Though a thorough-bred tribal leader, Mistry was largely uninvolved in Gujarat Assembly elections last year. Even during the polling days in December 2012, Mistry was talking about Karnataka elections, spending at least a week in these southern states every month in the last couple of years. “Watch out for Karnataka,” he had said confidently, as early as January 2012.
Though Karnataka was in the news throughout Wednesday, the soft spoken politician had tasted first victory in Kerala elections in 2011. Though he had devoted little time in building the Congress party in God’s own country, Indian National Congress (INC)-led United Democratic Front snatched power from the ruling Left Democratic Front, albeit with a thin majority in Kerala Assembly.
As many analysts too have observed the Karnataka election results more as a loss of BJP rather than a victory for Congress. However, within the party, Mistry’s efforts are being appreciated. “This is a good boost for him politically,” the source said.
In 2009, Mistry lost from the much-nurtured Sabarkantha Lok Sabha seat in North Gujarat after a focused attack by Narendra Modi; aided by Congress’s factional politics as well. In March 2011, Mistry was made AICC general secretary, and included in Congress’s most powerful decision-making body, the Congress Working Committee (CWC).
Recently, he was included in Rahul Gandhi’s core co-ordination committee consisting five members who work as eyes and ears of the Gandhi scion ahead of the Lok Sabha elections. They scout the grassroots for candidates and issues for Gandhi to take up.

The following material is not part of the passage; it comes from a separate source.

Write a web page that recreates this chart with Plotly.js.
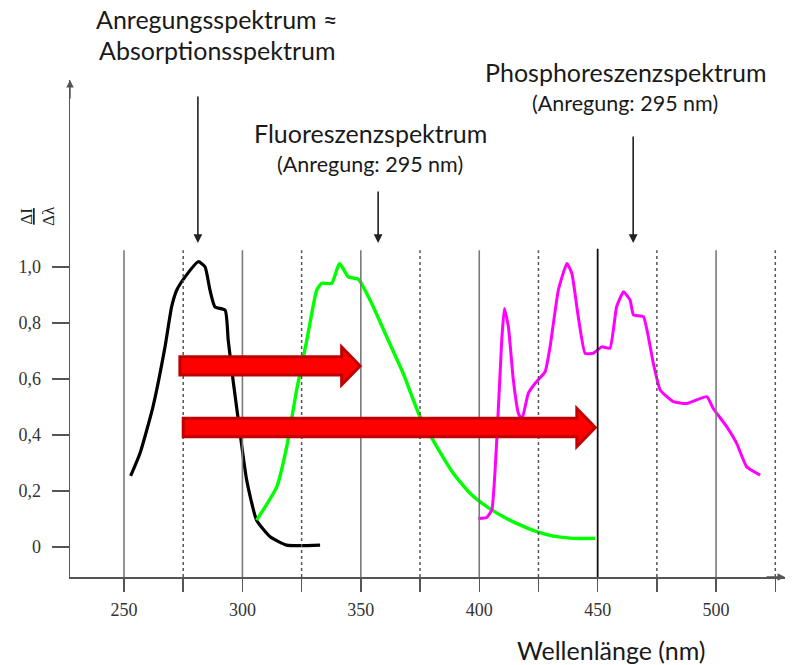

Sources in Gujarat Congress believe he will contest Sabarkantha seat again in 2014 polls, and if not hindered by internal party politics, may win.
Mistry, who joined Congress with Shankersinh Vaghela in mid-’90s, has carved a political career totally independent from his mentor, though as the leader of Opposition in Gujarat Assembly, Vaghela is still battling internal politics of state Congress.